Beginning with the author’s simple childhood in New Jersey, the story follows the young poet moving to New York without a cent to her name. After a series of unsuccessful jobs, Smith meets the curly-haired Catholic-born Mapplethorpe and soon moves in with him, two devoted but starving artists: “We wanted, it seemed, what we already had, a lover and a friend to create with, side by side. To be loyal, yet be free”.
Both are struggling, and in their apartment, Smith creates and studies her favourite poets such as Baudelaire and Rimbaud. Smith and Mapplethorpe’s story is one of art, sex, music, passion and an almost stubborn togetherness. Their New York is one from Coney Island, the Chelsea Hotel to notorious Velvet Underground haunt and amphetamine-fuelled Max’s Kansas City. The pair’s efforts to find fame as they rub shoulders with some now legendary names seduces the reader into wishing they’d been born earlier, experienced a world now closed to them.

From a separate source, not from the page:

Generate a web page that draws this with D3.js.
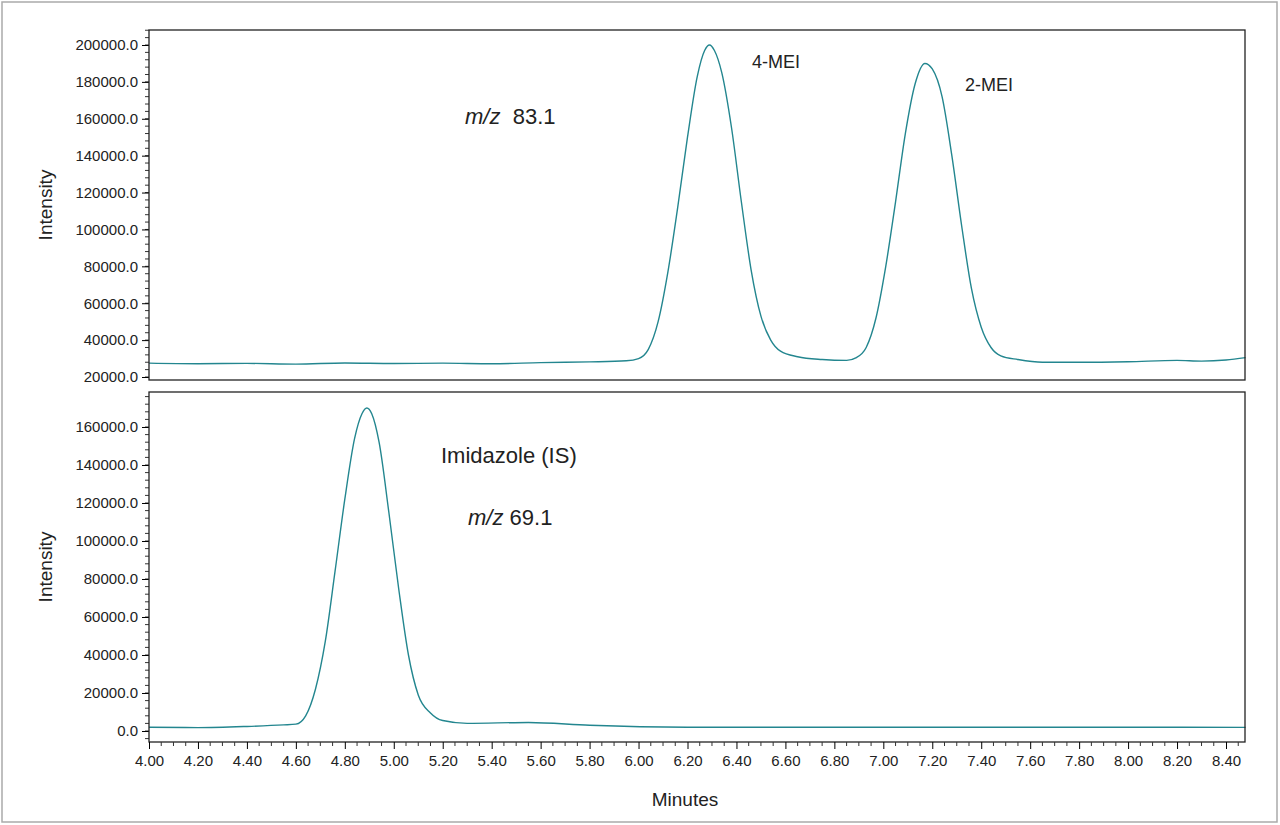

As the story progresses and the scene moves to the Chelsea Hotel (to much name dropping), Smith and Mapplethorpe grow further apart as Mapplethorpe experiments with homosexuality, as well as S&M imagery in his photography. Smith travels to Paris on a shoestring, and, although a connection always exists between the two, they drift further and further apart. Mapplethorpe died of AIDs in 1989 in Boston and on his deathbed, Smith promised to document their story one day, as she has in
Although Just Kids won the 2010 National Book Award for Nonfiction, critics have slated Smith’s prose deeming it pretentious, but I feel that her almost lyrical style of writing and the naïveté of her world and innocence of her relationship with Mapplethorpe make Just Kids an almost dreamy read. The final lines even brought a tear to my eye. But then again, maybe I’m just young and optimistic.